Celebrating Joan Micklin Silver: A Pioneering Filmmaker
In the early 1970s, Joan Micklin Silver, a blossoming television writer/director, was ready to make her first feature film, Hester Street. Studio heads praised her credits but insisted that women were “one more problem” they didn’t need and that Jewish films would never reach a general audience. So with the support of her husband, Raphael Silver, who raised the film’s $400,000 budget and became the film’s producer, Joan Micklin Silver made and released Hester Street, to critical acclaim—it grossed over $5 million in the United States (an unheard-of amount for a small indie film), garnered her a Writers Guild nomination for Best Screenplay, and earned Carol Kane an Academy Award nomination for Best Actress.
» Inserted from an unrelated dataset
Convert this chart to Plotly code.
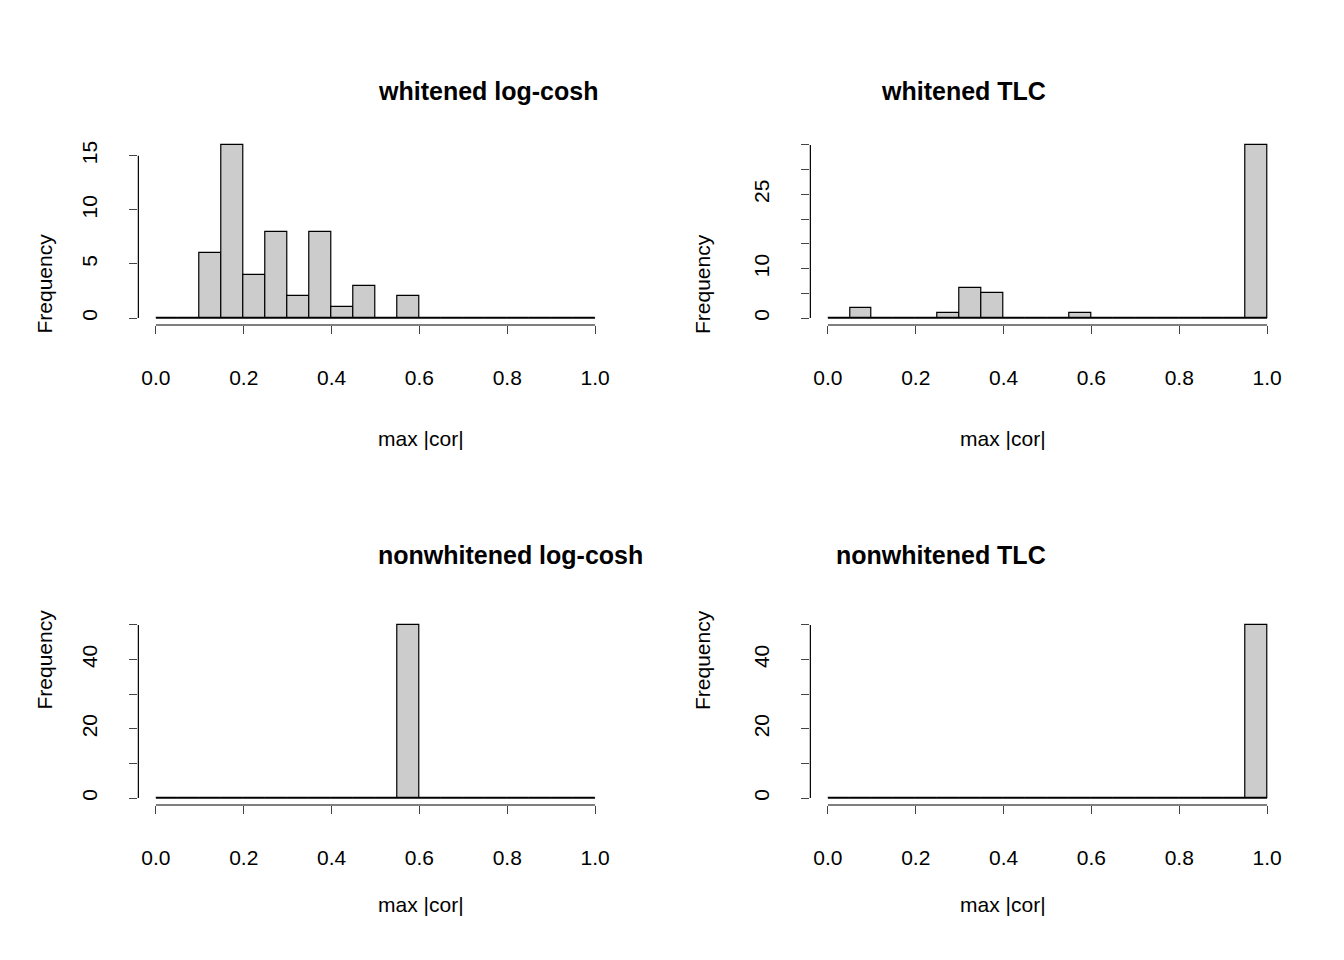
import plotly.graph_objects as go

bin_centers = [0.025 + 0.05 * i for i in range(20)]
wl_counts = [0,0,6,16,4,8,2,8,1,3,0,2,0,0,0,0,0,0,0,0]
wt_counts = [0,2,0,0,0,1,6,5,0,0,0,1,0,0,0,0,0,0,0,35]
nl_counts = [0]*11 + [50] + [0]*8
nt_counts = [0]*19 + [50]
titles = ["whitened log-cosh", "whitened TLC", "nonwhitened log-cosh", "nonwhitened TLC"]
x_ticks = [0, 0.2, 0.4, 0.6, 0.8, 1.0]
x_labels = ["0.0", "0.2", "0.4", "0.6", "0.8", "1.0"]
y_ticks = [[0,5,10,15], list(range(0,36,5)), list(range(0,51,10)), list(range(0,51,10))]
y_labels = [["0","5","10","15"],
            ["0","","10","","","25","",""],
            ["0","","20","","40",""],
            ["0","","20","","40",""]]
y_max = [16, 35, 50, 50]

panels = [wl_counts, wt_counts, nl_counts, nt_counts]
xdom = [[0.0970, 0.4499], [0.5970, 0.9499], [0.0970, 0.4499], [0.5970, 0.9499]]
ydom = [[0.6698, 0.8646], [0.6698, 0.8646], [0.1698, 0.3646], [0.1698, 0.3646]]

FONT = "Liberation Sans, Arial, sans-serif"
fig = go.Figure()
shapes, annots = [], []
for i, counts in enumerate(panels):
    n = "" if i == 0 else str(i + 1)
    xa, ya = "x" + n, "y" + n
    fig.add_trace(go.Bar(x=bin_centers, y=counts, width=0.05, xaxis=xa, yaxis=ya,
                         marker=dict(color="#CCCCCC", line=dict(color="black", width=1.2)),
                         showlegend=False))
    fig.add_trace(go.Scatter(x=[0, 1], y=[0, 0], mode="lines", xaxis=xa, yaxis=ya,
                             line=dict(color="black", width=1.2), showlegend=False))
    ym = y_max[i]
    top = y_ticks[i][-1]
    fig.layout["xaxis" + n] = dict(domain=xdom[i], anchor=ya, range=[-0.04, 1.04], automargin=False,
        tickvals=x_ticks, ticktext=x_labels, ticks="outside", ticklen=8, tickwidth=1.2,
        showgrid=False, zeroline=False, showline=False, ticklabelstandoff=26,
        tickfont=dict(size=21, family=FONT, color="black"))
    fig.layout["yaxis" + n] = dict(domain=ydom[i], anchor=xa, range=[-0.04 * ym, 1.04 * ym], automargin=False,
        tickvals=y_ticks[i], ticktext=y_labels[i], ticks="outside", ticklen=8, tickwidth=1.2,
        tickangle=-90, showgrid=False, zeroline=False, showline=False, ticklabelstandoff=24,
        tickfont=dict(size=21, family=FONT, color="black"))
    shapes.append(dict(type="line", xref=xa, yref=ya + " domain", x0=0, x1=1, y0=0, y1=0,
                       line=dict(color="black", width=1.2)))
    shapes.append(dict(type="line", xref=xa + " domain", yref=ya, x0=0, x1=0, y0=0, y1=top,
                       line=dict(color="black", width=1.2)))
    cx = (xdom[i][0] + xdom[i][1]) / 2
    title_y = 1 - 67 / 960 if i < 2 else 1 - 547 / 960
    lab_y = 1 - 430 / 960 if i < 2 else 1 - 910 / 960
    freq_y = 1 - 224 / 960 if i < 2 else 1 - 704 / 960
    freq_x = 22 / 1344 if i % 2 == 0 else 694 / 1344
    annots.append(dict(text="<b>%s</b>" % titles[i], x=cx, y=title_y, xref="paper", yref="paper",
                       showarrow=False, font=dict(size=25, family=FONT, color="black")))
    annots.append(dict(text="max |cor|", x=cx, y=lab_y, xref="paper", yref="paper",
                       showarrow=False, font=dict(size=21, family=FONT, color="black")))
    annots.append(dict(text="Frequency", x=freq_x, y=freq_y, xref="paper", yref="paper",
                       textangle=-90, showarrow=False, font=dict(size=21, family=FONT, color="black")))

fig.update_layout(width=1344, height=960, margin=dict(l=0, r=0, t=0, b=0, autoexpand=False),
                  plot_bgcolor="white", paper_bgcolor="white", bargap=0,
                  shapes=shapes, annotations=annots)
fig.write_html("out.html")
Micklin Silver, one of the country’s premier independent film directors, continued to defy film industry insiders for over 40 years. We’re thrilled to host her Jewish trilogy—Hester Street, Crossing Delancey, and A Fish in the Bathtub—and look forward to having her and other special guests here at the JBFC.
Crossing Delancey
Micklin Silver’s modern-day Jewish fairy tale, complete with a fairy godmother/yenta grandmother/bubba (Reizl Bozyk) and a dashing, down-to-earth Prince Charming/pickle man (played divinely by Peter Riegert), becomes more delightful with each viewing. Thirty-something Isabelle “Izzy” Grossman (Amy Irving, in an enchanting performance) spends way too much time (according to her bubba) overworking at a swanky uptown bookstore, or with the married, narcissistic writer Anton (Jeroen Krabbé). But leave it to Bubba and her Lower East Side kibbitzing cohorts to find a way for Izzy to meet her pickle prince.